We are delighted to announce the publication of a prototype search page, Search, which allows users of our edition to explore the interpretive text of Fr20125 and Royal 20 D I. Currently, our interpretive text includes Eneas in both manuscripts, and Rome II and the Conquest of Gaul by Caesar in Fr20125.
The new search tool represents an important milestone in our work. Search is the result of our collaboration with the team of the Dictionnaire Étymologique de l’Ancien Français (DEAF). It supports the edition by providing a guide to understanding and interpreting the text, and opens up future possibilities for the digital analysis of Old French texts. The page is still under development so we are testing both the accuracy of the data and the functionality of the interface. Feedback is very welcome and much appreciated. If you can help us (reporting bugs or mistakes), please get in touch (by email or through TVOF’s social media pages).
What can you search for? Forms and lemmata
By entering a string of letters in the field ‘Lemma or Form’, the search page allows you to search for every occurrence of:
- a single form, i.e. a word, exactly as it appears in the text, including the morphological elements (such as verb endings and flectional marks) and the particularities of the spelling;
- a lemma (plural: lemmata), i.e. a headword under which flexed or variant forms are grouped: e.g. the infinitive for verbs, the singular cas régime for nouns, the subject pronoun for personal pronouns.
The search results will include every occurrence of the form entered or, alternatively, every occurrence of the forms grouped under the selected lemma. It is possible to sort the results by form, the preceding/following word, and the location in the text of each manuscript.
You can refine your search by using the faceted search menus on the left side of the page. It is also possible to visualise the occurrences of only one manuscript or section, and filter the results according to other relevant parameters (their presence or absence in rubrics, verse sections, or reported speech).

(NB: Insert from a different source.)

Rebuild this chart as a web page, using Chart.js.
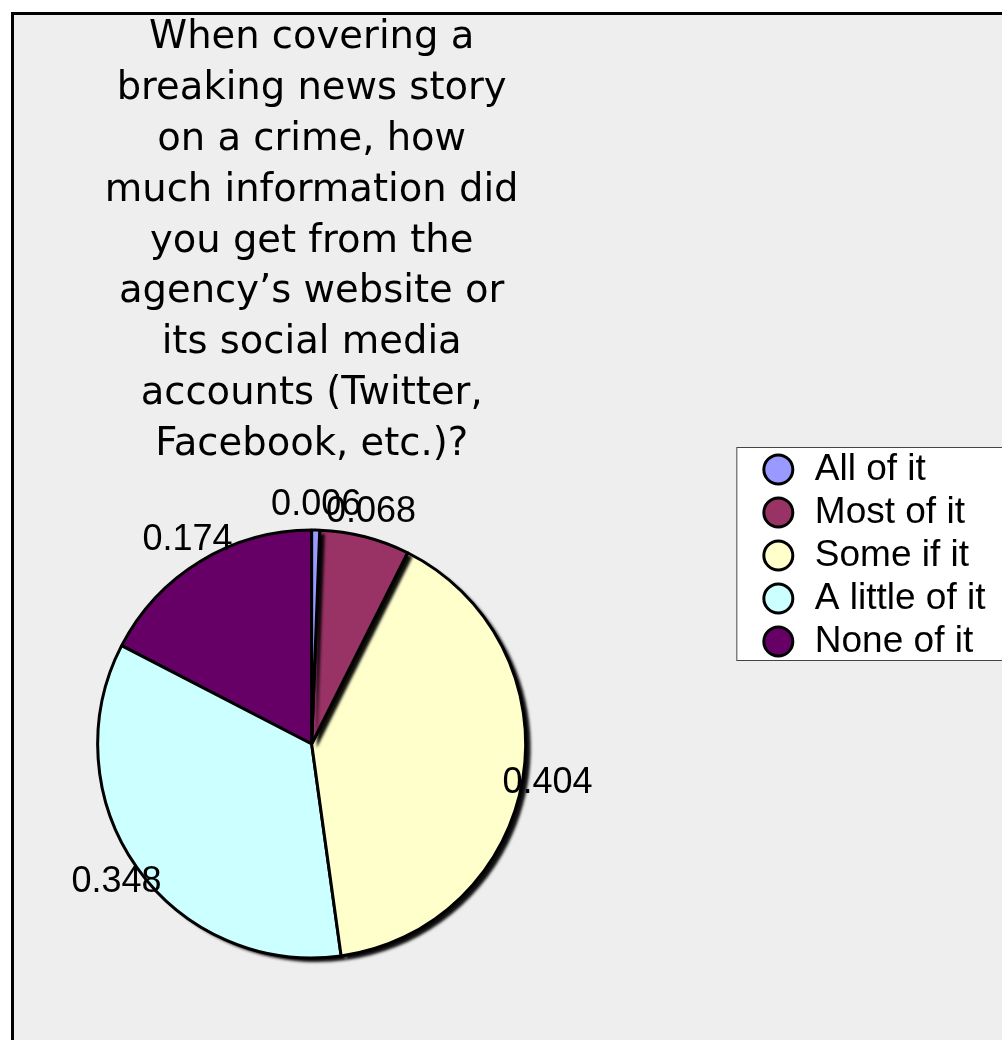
<!DOCTYPE html>
<html>
<head>
<meta charset="utf-8">
<script src="https://cdn.jsdelivr.net/npm/chart.js@4.4.1/dist/chart.umd.min.js"></script>
<style>
    html, body { margin: 0; padding: 0; background: #fff; overflow: hidden; }
    canvas { display: block; }
</style>
</head>
<body>
<canvas id="graficoTorta" width="1002" height="1040"></canvas>
<script>
// ===================================== Data ==================================
var categorias = ['All of it', 'Most of it', 'Some if it', 'A little of it', 'None of it'];
var valores = [0.006, 0.068, 0.404, 0.348, 0.174];
var colores = ['#9999ff', '#993366', '#ffffcc', '#ccffff', '#660066'];
var titulo = [
    'When covering a',
    'breaking news story',
    'on a crime, how',
    'much information did',
    'you get from the',
    'agency\u2019s website or',
    'its social media',
    'accounts (Twitter,',
    'Facebook, etc.)?'
];

// space kept between the pie area and the legend column
var ANCHO_HUECO = 144;


// ============ Grey panel with black frame + white box behind the legend =========
const fondoMarco = {
    id: 'fondoMarco',
    beforeDraw(chart) {
        const ctx = chart.ctx;
        ctx.save();
        ctx.fillStyle = '#ffffff';
        ctx.fillRect(0, 0, chart.width, chart.height);
        ctx.fillStyle = '#eeeeee';
        ctx.fillRect(12, 12, chart.width, chart.height);
        ctx.fillStyle = '#000000';
        ctx.fillRect(11, 12, 3, chart.height);
        ctx.fillRect(11, 12, chart.width, 3);

        const cajas = chart.legend.legendHitBoxes;
        if (cajas && cajas.length) {
            const ultima = cajas[cajas.length - 1];
            const x0 = cajas[0].left - 24;
            const y0 = cajas[0].top - 4;
            const alto = ultima.top + ultima.height - y0;
            ctx.fillStyle = '#ffffff';
            ctx.fillRect(x0, y0, chart.width, alto);
            ctx.strokeStyle = '#444444';
            ctx.lineWidth = 1;
            ctx.strokeRect(x0 + 0.5, y0 + 0.5, chart.width, alto);
        }
        ctx.restore();
    }
};


// ============ Empty layout box between chart area and legend =====================
const huecoLeyenda = {
    id: 'huecoLeyenda',
    beforeInit(chart) {
        Chart.layouts.addBox(chart, {
            position: 'right',
            weight: 0,
            fullSize: false,
            options: {},
            isHorizontal() { return false; },
            update(maxWidth, maxHeight) {
                this.width = ANCHO_HUECO;
                this.height = maxHeight;
            },
            draw() {}
        });
    }
};


// ============ Slices drawn last-to-first, each one over its own shadow ===========
const sombraTorta = {
    id: 'sombraTorta',
    beforeDatasetDraw(chart, args) {
        const ctx = chart.ctx;
        const arcos = args.meta.data;
        for (let i = arcos.length - 1; i >= 0; i--) {
            const p = arcos[i].getProps(['x', 'y', 'startAngle', 'endAngle', 'outerRadius'], true);
            ctx.save();
            ctx.shadowColor = 'rgba(0, 0, 0, 0.95)';
            ctx.shadowBlur = 3;
            ctx.shadowOffsetX = 5;
            ctx.shadowOffsetY = 4;
            ctx.fillStyle = colores[i];
            ctx.beginPath();
            ctx.moveTo(p.x, p.y);
            ctx.arc(p.x, p.y, p.outerRadius, p.startAngle, p.endAngle);
            ctx.closePath();
            ctx.fill();
            ctx.restore();
            arcos[i].draw(ctx);
        }
        return false;
    }
};


// ============ Value labels just outside each slice ===============================
const etiquetasValor = {
    id: 'etiquetasValor',
    afterDatasetsDraw(chart) {
        const ctx = chart.ctx;
        const meta = chart.getDatasetMeta(0);
        ctx.save();
        ctx.font = '36px "Liberation Sans", Arial, sans-serif';
        ctx.fillStyle = '#000000';
        ctx.textAlign = 'center';
        ctx.textBaseline = 'middle';
        meta.data.forEach((arco, i) => {
            const p = arco.getProps(['x', 'y', 'startAngle', 'endAngle', 'outerRadius'], true);
            const ang = (p.startAngle + p.endAngle) / 2;
            const r = p.outerRadius + 25;
            ctx.fillText(valores[i].toFixed(3), p.x + Math.cos(ang) * r, p.y + Math.sin(ang) * r);
        });
        ctx.restore();
    }
};


// ===================================== Pie chart =============================
new Chart(document.getElementById('graficoTorta'), {
    type: 'pie',
    data: {
        labels: categorias,
        datasets: [{
            data: valores,
            backgroundColor: colores,
            borderColor: '#000000',
            borderWidth: 3,
            radius: 214
        }]
    },
    options: {
        responsive: false,
        animation: false,
        events: [],
        layout: {
            padding: { top: 12.5, right: 6.5, bottom: 22.6, left: 13 }
        },
        plugins: {
            title: {
                display: true,
                text: titulo,
                fullSize: false,
                color: '#000000',
                padding: 0,
                font: { family: '"DejaVu Sans", sans-serif', size: 38.5, weight: 'normal', lineHeight: '50.9px' }
            },
            legend: {
                position: 'right',
                align: 'start',
                title: { display: true, text: '', padding: 0, font: { lineHeight: '432.5px' } },
                labels: {
                    usePointStyle: true,
                    pointStyle: 'circle',
                    boxWidth: 36,
                    boxHeight: 20.5,
                    padding: 6,
                    color: '#000000',
                    font: { family: '"Liberation Sans", Arial, sans-serif', size: 37 }
                }
            },
            tooltip: { enabled: false }
        }
    },
    plugins: [fondoMarco, huecoLeyenda, sombraTorta, etiquetasValor]
});
</script>
</body>
</html>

At the moment, our lemmatisation does not include the systematic application of a uniform parts of speech standard. However, we have decided to make public some of the grammatical information we have added. Under ‘grammatical attribute’ the user will find morphosyntactic information about: personal pronouns, enclitic determinants and personal pronouns used with prepositions and negative adverbs, past participles, infinitives used with specifiers (inf. substantives), and proper names. A glossary of the search filters is available here.
By clicking on the forms in the ‘Form (Lemma)’ column of the results list, you will be redirected to the edition where you can read the form in its wider context (the relevant segment is underlined in yellow).
Behind the scenes: what we have done, what we will do, and where we are going
Search is not only an adaptable tool for navigating the lengthy text of the Histoire ancienne jusqu’à César, it also helps readers to understand the text. Every single form is connected to a lemma. If a user finds a form unclear or even obscure, they can discover its lemma using Search and then look up, when relevant, its definition.
The inclusion of the lemmata has been made possible thanks to the scientific and technical support offered by our colleagues at the DEAF, Stephen Dörr and Marcus Husar (see this blog by Simone Ventura on the beginnings of our collaboration in 2016, or this more recent post by Stephen and Marcus). The process of lemmatisation (i.e. the association of a lemma with a form and the creation of new lemmata) is undertaken manually using Lemming, an intuitive and efficient tool custom designed by Marcus Husar. Lemming operates on the fly and enables multiple users to work on the same data set, allowing the whole team to contribute.
Lemming is fully integrated into our editorial workflow, which has helped to make lemmatisation a key part of our editorial work. A specially designed script tokenises every word in the text (i.e. gives each word a unique numerical id) and then generates a KWIC (Key Word in Context) index using our interpretive text. This KWIC index is uploaded to Lemming. Lemmatising uncovers errors and inconsistencies in our editions and transcriptions. Thanks to a recently developed interface in Lemming, we can re-upload a new KWIC index based on the corrected source files and integrate the corrections into our lemmatised data.
The data on the search page derive from an output file from Lemming. This is matched up with our tokenised source files so additional information such as the encoding of direct/indirect reported speech can be used to refine the search results. For more information on the collaborative editorial workflow check out this poster Hannah presented at DH2019.
Both the text processing workflow and search page are designed by our colleagues in King’s Digital Lab. Their creation and development would not have been possible without the brilliant efforts of Geoffroy Noël, Paul Caton, and Ginestra Ferraro.
Our lemmata are mostly based on the entries in the Altfranzösisches Wörterbuch by Adolf Tobler and Erhard Lommatzsch, also known as ‘Tobler- Lommatzsch’ or ‘TL’. New lemmata have been created for forms which are not included in the TL and for grammatical categories (e.g. adverbs ending in -ment) which have no separate entry in the TL. The adaptation of the TL’s lemmata is a work in progress, which we are undertaking in collaboration with the DEAF team. Our objective is to make our lemmata compatible with the DEAF and, at the same time, to help the DEAF team to include in the dictionary all the new, rare or early attestations found in our editions. Over the next year, we will refine our lexical analysis of the text and hope to contribute to a better knowledge of Old French lexis.